Overlock the seam and press it towards the back.
More jeans detailing means top stitching though the side seam only as far down as the pocket bag. So feel through the fabric layers and mark the bottom of the pocket bag.
Now is the time to make any adjustments to the zip. Measure down the seam allowance and mark that with a pin.
Now for a little bit of sewing dentistry! You can pull off the unwanted zip teeth with a pair of pliers quite easily. Make sure you have pulled off enough so they won’t get caught when sewing on the waistband. Just DON”T PULL UP THE ZIP NOW. There is nothing to stop the zip head flying off the end of the zip!!
Interface the outside waistband and then sew the two waistbands together along the top edge.
Trim the sew allowance down by about half then press it open. This helps the seam to sit right on the edge of the waistband when it’s turned round the right way.
Press the waistband with the wrong side together so it sits nice and flat.
Starting at the centre back pin the interfaced side of the waistband around the waist of the jeans. It should be longer than the waist of the jeans so you can trim some off later.
Sew around the waist making sure that you stitch right across the ends of the fly. Then press the seam up towards the waistband.
I wanted to give the inside waistband an bit of decoration so I pressed up the seam allowance to give me a guide to sew on some pretty bias binding. I folded out the bias and pressed it flat before sewing on to the waistband lining up the creases as a guide.
To neaten off the ends of the bias and to make it tuck up inside the waistband neatly I angled the start and finish of the sewing line.
Fold back the waistband so the right sides are together and sew across the ends in line with the centre front on one side and the fly extension on the other. Make sure that the bias binding sits just over the waist seam. Trim off the excess waistband and turn it through to the right side.
Fold over the waistband and press it all nice and flat. Tuck under the bias binding so just the decorative edge is showing. Pin it vertically so you can sew over the pins if you need to. Just make sure the pin heads are well out of the way of the stitching line.
From the right side top stitch across the waistband just above the waist seam first to secure the waistband. Reverse at the start and finish to secure your stitching. If you are super careful you should see the top stitching just on the edge of the inside waistband above the bias binding. Then it’s easier to top stitch around the rest of the waistband pivoting at the corners. You can use the edge the foot along the edge of the waistband as a guide and swing the needle into the correct position.
Attach the belt loops and the centre back, side seams and in line with the front pockets. Do this with a small satin stitch to really hold them securely.

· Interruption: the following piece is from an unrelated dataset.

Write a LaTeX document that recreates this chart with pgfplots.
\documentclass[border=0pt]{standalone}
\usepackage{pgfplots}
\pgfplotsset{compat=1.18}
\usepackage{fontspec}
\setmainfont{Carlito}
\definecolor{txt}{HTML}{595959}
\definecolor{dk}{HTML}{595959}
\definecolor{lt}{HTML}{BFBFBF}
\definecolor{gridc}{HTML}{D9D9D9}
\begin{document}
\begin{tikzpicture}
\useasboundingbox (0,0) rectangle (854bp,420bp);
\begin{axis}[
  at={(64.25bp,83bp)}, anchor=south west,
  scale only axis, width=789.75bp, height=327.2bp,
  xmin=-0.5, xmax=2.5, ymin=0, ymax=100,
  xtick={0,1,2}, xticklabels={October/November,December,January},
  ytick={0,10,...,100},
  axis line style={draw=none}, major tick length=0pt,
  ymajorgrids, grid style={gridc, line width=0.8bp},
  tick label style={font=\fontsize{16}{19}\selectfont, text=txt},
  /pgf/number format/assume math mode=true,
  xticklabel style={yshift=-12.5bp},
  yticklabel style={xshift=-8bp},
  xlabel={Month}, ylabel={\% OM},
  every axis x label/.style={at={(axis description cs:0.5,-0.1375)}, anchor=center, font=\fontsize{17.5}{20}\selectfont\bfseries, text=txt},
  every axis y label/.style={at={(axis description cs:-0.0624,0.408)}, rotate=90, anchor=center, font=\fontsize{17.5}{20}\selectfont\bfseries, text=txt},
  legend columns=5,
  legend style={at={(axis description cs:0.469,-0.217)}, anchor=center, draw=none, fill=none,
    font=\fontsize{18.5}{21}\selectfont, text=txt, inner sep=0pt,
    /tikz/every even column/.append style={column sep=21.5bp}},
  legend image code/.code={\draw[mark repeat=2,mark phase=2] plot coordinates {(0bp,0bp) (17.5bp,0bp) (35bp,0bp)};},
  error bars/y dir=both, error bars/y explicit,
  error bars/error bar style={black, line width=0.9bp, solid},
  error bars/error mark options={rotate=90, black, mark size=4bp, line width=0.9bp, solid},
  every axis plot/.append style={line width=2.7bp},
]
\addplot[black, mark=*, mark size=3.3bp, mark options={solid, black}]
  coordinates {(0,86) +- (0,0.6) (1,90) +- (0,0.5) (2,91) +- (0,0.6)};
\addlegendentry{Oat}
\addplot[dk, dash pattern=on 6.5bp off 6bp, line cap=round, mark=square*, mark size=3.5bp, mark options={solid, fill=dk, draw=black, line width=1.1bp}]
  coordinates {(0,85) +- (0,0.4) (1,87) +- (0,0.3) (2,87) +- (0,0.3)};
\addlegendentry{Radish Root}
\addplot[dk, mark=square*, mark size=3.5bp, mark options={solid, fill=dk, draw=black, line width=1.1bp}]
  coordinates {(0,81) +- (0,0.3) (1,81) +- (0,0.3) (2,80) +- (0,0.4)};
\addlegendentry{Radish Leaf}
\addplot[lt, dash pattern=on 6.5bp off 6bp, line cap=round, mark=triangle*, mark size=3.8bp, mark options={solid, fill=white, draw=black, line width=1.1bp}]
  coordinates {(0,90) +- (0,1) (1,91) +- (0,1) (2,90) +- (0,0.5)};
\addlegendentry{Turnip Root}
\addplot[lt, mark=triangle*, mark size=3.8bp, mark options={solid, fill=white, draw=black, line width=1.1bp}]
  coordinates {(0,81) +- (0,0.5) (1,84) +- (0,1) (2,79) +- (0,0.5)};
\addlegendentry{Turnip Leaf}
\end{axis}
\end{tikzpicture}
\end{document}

Mark and sew the buttonhole. I used a rounded buttonhole as I like the look of them as opposed to a normal square ended one, but you can choose whichever you prefer.
A proper jeans button will usually need a hole punched into the waistband first to make it easier to insert the button. There are kits available that will have a punch as well as buttons and rivets.
I inserted the button back, lined up the button then flipped over the waistband and hammered the two together. It’s really easy!
I did the same with the rivets at the sides of the pockets. I used the punch to make the holes through all the layers of fabric then the rivet sat in the die while I hammered it in. I think it’s worth adding these little details, they do make all the difference.
So this is my second pair of Portia as Jeans. I really enjoyed making them and I can’t wait to wear the paler version now as well.
I hope you decide to alter your Portia Trousers and make them up as jeans too. It really isn’t difficult and I’d love to see how you get on.